The uncrewed rocket disintegrated minutes after successfully blasting off at 8:33 am Central Time (1333 GMT) from Starbase, the SpaceX spaceport in Boca Chica, Texas.
The Starship spacecraft that will eventually carry crew and cargo had been scheduled to separate from the first-stage rocket booster three minutes into the flight, but separation failed to occur and the rocket blew up in a ball of fire over the Gulf of Mexico.
Despite the failure to complete the full 90-minute flight test and reach orbit, SpaceX and Musk, the founder and CEO of the private space company, declared it a success.
"Congrats SpaceX team on an exciting test launch of Starship!" Musk tweeted. "Learned a lot for the next test launch in a few months."
SpaceX said that "with a test like this, success comes from what we learn, and today's test will help us improve Starship's reliability as SpaceX seeks to make life multi-planetary."
"We cleared the tower which was our only hope," said Kate Tice, a SpaceX quality systems engineer.
The US space agency NASA has picked the Starship spacecraft to ferry astronauts to the Moon in late 2025 -- a mission known as Artemis III -- for the first time since the Apollo program ended in 1972.
NASA chief Bill Nelson congratulated SpaceX, saying "Every great achievement throughout history has demanded some level of calculated risk because with great risk comes great reward."
Starship consists of a 164-foot (50-meter) tall spacecraft designed to carry crew and cargo that sits atop a 230-foot tall first-stage Super Heavy booster rocket.
SpaceX conducted a successful test-firing of the 33 massive Raptor engines on the first-stage booster in February but the Starship spacecraft and the Super Heavy rocket were being flown together for the first time.
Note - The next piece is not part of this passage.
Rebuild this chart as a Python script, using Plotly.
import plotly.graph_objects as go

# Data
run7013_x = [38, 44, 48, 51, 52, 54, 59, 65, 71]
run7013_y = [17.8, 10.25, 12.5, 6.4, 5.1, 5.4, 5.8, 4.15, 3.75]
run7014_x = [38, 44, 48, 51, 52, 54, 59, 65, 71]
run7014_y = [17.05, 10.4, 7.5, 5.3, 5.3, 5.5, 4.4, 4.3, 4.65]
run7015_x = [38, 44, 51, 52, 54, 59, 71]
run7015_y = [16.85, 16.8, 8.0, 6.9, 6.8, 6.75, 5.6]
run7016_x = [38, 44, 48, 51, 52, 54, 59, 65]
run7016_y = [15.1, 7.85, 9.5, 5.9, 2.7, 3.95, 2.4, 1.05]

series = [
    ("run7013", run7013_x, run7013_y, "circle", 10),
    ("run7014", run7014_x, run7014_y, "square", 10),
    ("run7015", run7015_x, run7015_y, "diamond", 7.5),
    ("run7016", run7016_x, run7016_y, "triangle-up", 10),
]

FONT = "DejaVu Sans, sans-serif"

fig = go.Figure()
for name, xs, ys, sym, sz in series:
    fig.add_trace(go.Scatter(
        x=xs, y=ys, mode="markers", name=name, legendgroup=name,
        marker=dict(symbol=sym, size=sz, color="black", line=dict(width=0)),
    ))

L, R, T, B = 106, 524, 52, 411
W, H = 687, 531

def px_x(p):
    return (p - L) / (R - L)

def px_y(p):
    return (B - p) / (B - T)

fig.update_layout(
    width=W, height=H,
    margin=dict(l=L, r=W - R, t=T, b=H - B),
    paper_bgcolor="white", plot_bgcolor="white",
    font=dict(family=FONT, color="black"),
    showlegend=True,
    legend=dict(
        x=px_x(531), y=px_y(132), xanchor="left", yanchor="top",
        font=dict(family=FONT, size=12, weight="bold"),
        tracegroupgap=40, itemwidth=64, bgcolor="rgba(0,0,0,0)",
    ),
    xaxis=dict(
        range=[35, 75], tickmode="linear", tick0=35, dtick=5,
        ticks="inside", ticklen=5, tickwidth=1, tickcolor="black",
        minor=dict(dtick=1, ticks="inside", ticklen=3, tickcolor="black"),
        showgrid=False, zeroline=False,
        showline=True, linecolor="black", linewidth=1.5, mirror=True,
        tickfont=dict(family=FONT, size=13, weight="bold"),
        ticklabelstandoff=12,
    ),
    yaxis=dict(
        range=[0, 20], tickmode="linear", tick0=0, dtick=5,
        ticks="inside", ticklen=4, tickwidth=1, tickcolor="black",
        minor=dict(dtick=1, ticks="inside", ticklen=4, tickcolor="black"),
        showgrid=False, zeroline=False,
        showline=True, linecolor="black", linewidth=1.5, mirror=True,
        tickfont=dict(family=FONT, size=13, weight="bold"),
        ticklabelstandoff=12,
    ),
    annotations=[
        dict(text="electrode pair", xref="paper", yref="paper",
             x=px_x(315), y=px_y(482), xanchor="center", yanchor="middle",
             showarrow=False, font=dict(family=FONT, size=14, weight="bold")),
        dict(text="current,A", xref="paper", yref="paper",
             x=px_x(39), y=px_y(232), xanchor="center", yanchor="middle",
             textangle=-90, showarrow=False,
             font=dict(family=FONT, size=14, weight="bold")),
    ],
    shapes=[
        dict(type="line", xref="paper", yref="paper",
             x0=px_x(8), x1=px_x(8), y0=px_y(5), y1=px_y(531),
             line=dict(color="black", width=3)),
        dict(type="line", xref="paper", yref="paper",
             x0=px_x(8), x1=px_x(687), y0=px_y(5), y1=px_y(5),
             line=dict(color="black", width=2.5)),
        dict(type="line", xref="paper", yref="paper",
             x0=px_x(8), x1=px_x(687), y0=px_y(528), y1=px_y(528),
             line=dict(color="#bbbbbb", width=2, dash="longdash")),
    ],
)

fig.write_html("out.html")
The integrated test flight was intended to assess their performance in combination.
Musk had warned ahead of the test that technical issues were likely and sought to play down expectations for the inaugural flight.
"It's the first launch of a very complicated, gigantic rocket. There are a million ways this rocket could fail," he said.
Multi-planet species
NASA will take astronauts to lunar orbit itself in November 2024 using its own heavy rocket called the Space Launch System (SLS), which has been in development for more than a decade.
Starship is both bigger and more powerful than SLS and capable of lifting a payload of more than 100 metric tonnes into orbit.
It generates 17 million pounds of thrust, more than twice that of the Saturn V rockets used to send Apollo astronauts to the Moon.
The plan for the integrated test flight was for the Super Heavy booster to separate from Starship after launch and splash down in the Gulf of Mexico.
They failed to separate however and the booster rocket and Starship spacecraft began spinning out of control, exploding four minutes into the test flight in what SpaceX euphemistically called a "rapid unscheduled disassembly."
"If we get far enough away from the launchpad before something goes wrong then I think I would consider that to be a success," Musk said prior to the test. "Just don't blow up the launchpad."
SpaceX foresees eventually putting a Starship into orbit, and then refueling it with another Starship so it can continue on a journey to Mars or beyond.
The eventual objective is to establish bases on the Moon and Mars and put humans on the "path to being a multi-planet civilization," according to Musk.
"We are at this brief moment in civilization where it is possible to become a multi-planet species," he said. "That's our goal. I think we've got a chance."